Crimes de guerre, mensonges d’état

L’armée russe s’est retirée des zones de combat autour de la capitale ukrainienne qu’elle n’est pas parvenue à prendre, mais son départ a révélé les corps des civils qu’elle a exécutés sommairement, notamment à Boutcha, avant de refluer. Ces massacres en règle font suite aux nombreuses victimes déjà enregistrées dans les villes assiégées, autant par les destructions massives d’immeubles que par des tirs visant explicitement les populations. Ces représailles contre des habitants n’ayant eu de tort que de ne pas se soumettre à l’envahisseur sont odieuses et ignobles, et le pouvoir russe y ajoute le mensonge.

Vladimir Poutine ne se contente pas de nier toute implication dans ces hécatombes. Il accuse l’Ukraine d’en être l’auteur et de falsifier la réalité en ayant recours à des trucages et à des mises en scène pour donner le change. Peu lui importe que les pays occidentaux ne soient, dans leur immense majorité, pas dupes de ces dénégations et manipulations grossières. Il lui suffit, et c’est malheureusement le cas, que son opinion intérieure continue à le croire sur parole. Personne n’a envie d’être du mauvais côté de l’Histoire et d’assumer le rôle du méchant. Les Russes préfèrent croire qu’aucun des leurs, et surtout pas leur chef, puisse être aussi cruel et sans scrupules. Pour expliquer l’attitude des soldats russes, qui ont tiré sur les populations qu’elles venaient soi-disant « libérer », une théorie me paraît vraisemblable, et elle est liée à une organisation voulue par le chef des armées, Poutine en personne. Les soldats russes ne sont pas suffisamment formés à une lutte en combat rapproché, coûteuse en pertes humaines. Leur stratégie est basée sur l’artillerie et les bombardements, destinés à détruire les immeubles afin de forcer les habitants à se rendre sans combat, ou à quitter leur ville, ou encore à capituler faute de nourriture et de denrées de première nécessité. Les Russes ne sont pas préparés à la guérilla urbaine, dans laquelle il faut s’exposer pour prendre les villes, quartier par quartier, rue par rue, appartement par appartement. Les exactions commises par les soldats ne sont pas un accident de parcours, mais participent de la volonté de terroriser sciemment les adversaires, pour les amener à fuir ou à se soumettre.

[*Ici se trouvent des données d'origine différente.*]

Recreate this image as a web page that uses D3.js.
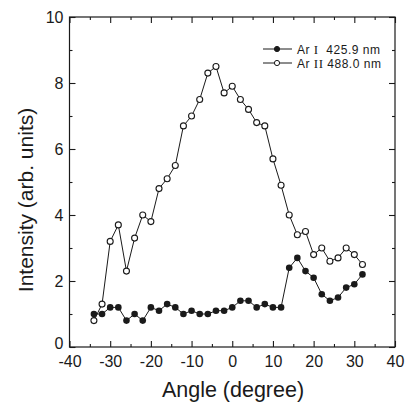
<!DOCTYPE html>
<html><head><meta charset="utf-8">
<script src="https://cdn.jsdelivr.net/npm/d3@7"></script>
<style>body{margin:0;background:#fff}svg{display:block}</style>
</head><body>
<script>
const angles = [-34,-32,-30,-28,-26,-24,-22,-20,-18,-16,-14,-12,-10,-8,-6,-4,-2,0,2,4,6,8,10,12,14,16,18,20,22,24,26,28,30,32];
const arI = [1.0,1.0,1.2,1.2,0.8,1.0,0.8,1.2,1.1,1.3,1.2,1.0,1.1,1.0,1.0,1.1,1.1,1.2,1.4,1.4,1.2,1.3,1.2,1.2,2.4,2.7,2.3,2.1,1.6,1.4,1.5,1.8,1.9,2.2];
const arII = [0.8,1.3,3.2,3.7,2.3,3.3,4.0,3.8,4.8,5.1,5.5,6.7,7.0,7.5,8.3,8.5,7.7,7.9,7.5,7.2,6.8,6.7,5.7,4.9,4.0,3.4,3.5,2.8,3.0,2.6,2.7,3.0,2.8,2.5];
const xTicks = [-40,-30,-20,-10,0,10,20,30,40];
const yTicks = [0,2,4,6,8,10];
const xTitle = "Angle (degree)";
const yTitle = "Intensity (arb. units)";

const W = 408, H = 404;
const L = 69.5, R = 395, T = 17, B = 347;
const ink = "#1a1a1a";
const FONT = "'Liberation Sans', Arial, sans-serif";
const svg = d3.select("body").append("svg").attr("width", W).attr("height", H)
  .style("font-family", FONT);

const x = d3.scaleLinear().domain([-40, 40]).range([L, R]);
const y = d3.scaleLinear().domain([0, 10]).range([B, T]);

// frame
svg.append("rect").attr("x", L).attr("y", T).attr("width", R - L).attr("height", B - T)
  .attr("fill", "none").attr("stroke", ink).attr("stroke-width", 1.2);

const xMinor = d3.range(-35, 40, 10);
const yMinor = d3.range(1, 10, 2);
const fmt = d => String(d);
function axisStyle(g){ g.select(".domain").remove(); g.selectAll("line").attr("stroke", ink).attr("stroke-width", 1.1); }
function textStyle(g){ g.selectAll("text").attr("font-size", 16).attr("fill", ink).attr("font-family", FONT); }

// bottom
svg.append("g").attr("transform", `translate(0,${B})`)
  .call(d3.axisBottom(x).tickValues(xTicks).tickSizeInner(-6).tickSizeOuter(0).tickPadding(9).tickFormat(fmt))
  .call(axisStyle).call(textStyle);
svg.append("g").attr("transform", `translate(0,${B})`)
  .call(d3.axisBottom(x).tickValues(xMinor).tickSizeInner(-3).tickSizeOuter(0).tickFormat(""))
  .call(axisStyle);
// top
svg.append("g").attr("transform", `translate(0,${T})`)
  .call(d3.axisTop(x).tickValues(xTicks).tickSizeInner(-6).tickSizeOuter(0).tickFormat(""))
  .call(axisStyle);
svg.append("g").attr("transform", `translate(0,${T})`)
  .call(d3.axisTop(x).tickValues(xMinor).tickSizeInner(-3).tickSizeOuter(0).tickFormat(""))
  .call(axisStyle);
// left
svg.append("g").attr("transform", `translate(${L},0)`)
  .call(d3.axisLeft(y).tickValues(yTicks).tickSizeInner(-6).tickSizeOuter(0).tickPadding(6).tickFormat(fmt))
  .call(axisStyle).call(textStyle)
  .call(g => g.selectAll(".tick").filter(d => d === 0).select("text").attr("y", -3.5));
svg.append("g").attr("transform", `translate(${L},0)`)
  .call(d3.axisLeft(y).tickValues(yMinor).tickSizeInner(-3).tickSizeOuter(0).tickFormat(""))
  .call(axisStyle);
// right
svg.append("g").attr("transform", `translate(${R},0)`)
  .call(d3.axisRight(y).tickValues(yTicks).tickSizeInner(-6).tickSizeOuter(0).tickFormat(""))
  .call(axisStyle);
svg.append("g").attr("transform", `translate(${R},0)`)
  .call(d3.axisRight(y).tickValues(yMinor).tickSizeInner(-3).tickSizeOuter(0).tickFormat(""))
  .call(axisStyle);

// titles
svg.append("text").attr("x", 233).attr("y", 397).attr("text-anchor", "middle")
  .attr("font-size", 21.5).attr("fill", ink).text(xTitle);
svg.append("text").attr("transform", "translate(33,200) rotate(-90)").attr("text-anchor", "middle")
  .attr("font-size", 21).attr("fill", ink).text(yTitle);

// series
const line = d3.line().x(d => x(d[0])).y(d => y(d[1]));
const s1 = angles.map((a, i) => [a, arI[i]]);
const s2 = angles.map((a, i) => [a, arII[i]]);
[s1, s2].forEach(s => svg.append("path").datum(s).attr("d", line)
  .attr("fill", "none").attr("stroke", ink).attr("stroke-width", 1));
svg.append("g").selectAll("circle").data(s2).join("circle")
  .attr("cx", d => x(d[0])).attr("cy", d => y(d[1])).attr("r", 3.0)
  .attr("fill", "#fff").attr("stroke", ink).attr("stroke-width", 1.1);
svg.append("g").selectAll("circle").data(s1).join("circle")
  .attr("cx", d => x(d[0])).attr("cy", d => y(d[1])).attr("r", 3.3)
  .attr("fill", ink);

// legend
const leg = [{n: "I", w: "  425.9 nm", filled: true}, {n: "II", w: " 488.0 nm", filled: false}];
leg.forEach((d, i) => {
  const yy = 49 + i * 14;
  svg.append("line").attr("x1", 263).attr("x2", 292).attr("y1", yy).attr("y2", yy)
    .attr("stroke", ink).attr("stroke-width", 1);
  svg.append("circle").attr("cx", 277).attr("cy", yy).attr("r", 2.6)
    .attr("fill", d.filled ? ink : "#fff").attr("stroke", ink).attr("stroke-width", 1);
  const t = svg.append("text").attr("x", 297).attr("y", yy + 4.5).attr("font-size", 12).attr("fill", ink)
    .attr("letter-spacing", 0.5)
    .attr("xml:space", "preserve").style("white-space", "pre");
  t.append("tspan").text("Ar ");
  t.append("tspan").attr("font-family", "'Liberation Serif', 'Times New Roman', serif").attr("font-size", 13).text(d.n);
  t.append("tspan").text(d.w);
});
</script>
</body></html>
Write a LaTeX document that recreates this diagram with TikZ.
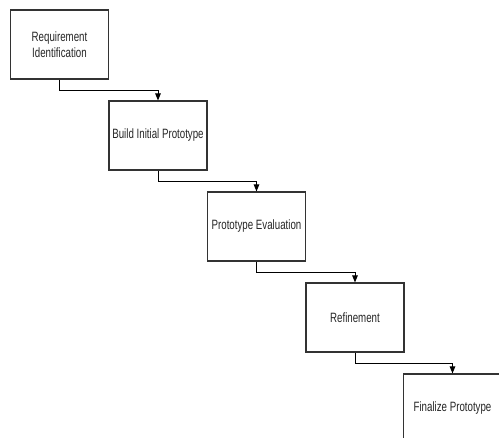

On peut aussi rapprocher cette attitude de celle des armées en retraite, faisant payer leur frustration de ce qu’il faut bien appeler une défaite, comme à Oradour sur Glane, où les SS ont massacré toute la population, sans nécessité. Concernant les mensonges de Poutine, j’aimerais pouvoir dire que les Occidentaux n’en auraient jamais fait autant, si je ne me souvenais pas de la manipulation éhontée de Colin Powell en 2003 devant l’assemblée générale de l’ONU, brandissant un tube de farine inoffensive pour justifier l’intervention américaine en Irak. Et rien ne permet de penser que nous, Français, n’en avons pas fait autant à propos de l’Indochine ou de l’Algérie, par exemple.